Oxidoreductases transfer electrons between molecules, especially in energy metabolism. An example of an enzyme that catalyzes this reaction is oxidoreductase:

A– + B → A + B–

You will see other examples in the next two chapters.
Transferases transfer groups of atoms (functional groups) (see Figure 3.1) between molecules. The basic reaction can be shown as:

AX + B → A + BX

where A = the donor, B = the acceptor, and X = the functional group. For example, aminotransferases transfer –NH₂ groups between molecules, linking carbohydrates and amino acids.
Hydrolases add water to covalent bonds to break down molecules. An example (shown above) is sucrase, which hydrolyzes sucrose to its constituent monosaccharides.
Lyases catalyze the breaking of various chemical bonds by means other than hydrolysis and oxidation, often forming a new double bond or a new ring structure. For example, a lyase catalyzes the cleavage of the phosphorus–oxygen bond of ATP:

ATP → cAMP + PP_i
Isomerases move functional groups from one place to another within a molecule, forming an isomer with the same atoms, differently bonded. For example, glucose and fructose are isomers of C₆H₁₂O₆ (see Figure 3.17).
Ligases join two molecules together. You will see examples of ligases when you learn about DNA replication in Chapter 13.

A special note on language: When biologists refer to an enzyme, they usually use a verb for its action. For example, as noted above (#6), we used the words “ligases join. . ..” It is important for you to realize that this wording is shorthand for what really happens: ligases catalyze the joining. Enzymes don’t “do” the reaction; they catalyze it.

When a substrate binds to the active site of an enzyme, the result is called an enzyme–substrate complex (ES) (see Figure 8.9).

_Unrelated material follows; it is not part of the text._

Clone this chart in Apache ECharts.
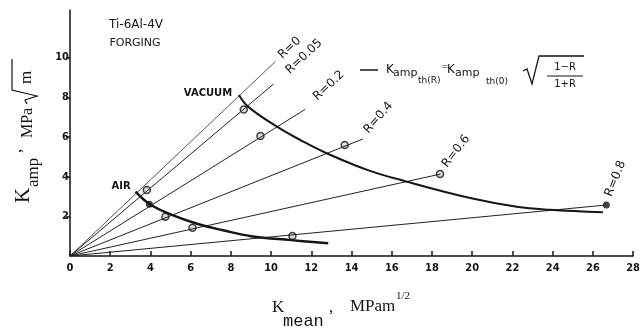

The *chemical forces that hold the complex together may include hydrogen bonding, electrical attraction, or temporary covalent bonding. The enzyme–substrate complex gives rise to product and free enzyme:

E + S → ES → E + P

where E is the enzyme, S is the substrate, P is the product, and ES is the enzyme–substrate complex. The free enzyme (E) is in the same chemical form at the end of the reaction as at the beginning. While bound to the substrate, it may change chemically, but by the end of the reaction it has been restored to its initial form and is ready to bind more substrate.

*connect the concepts Binding of a substrate to an enzyme involves not just a “fit” but also noncovalent interactions between the enzyme and substrate. See Key Concept 3.2 for an outline of noncovalent interactions.

The relationship between enzyme and substrate may seem familiar; it is analogous to the binding of a receptor and ligand that we described in Chapter 7. In that instance, we described the affinity of a receptor for its ligand with the dissociation constant (K_D). The lower the K_D, the tighter the binding. For enzymes and their substrates, K_D values are often in the range 10^–5 to 10^–6 M, which favors the formation of the ES. In practical terms, the K_D values of the ES are such that the binding between enzyme and substrate is somewhat reversible; the substrate can be released before the reaction. However, many enzyme-catalyzed reactions will proceed because the ES is short-lived and the product(s) form quickly.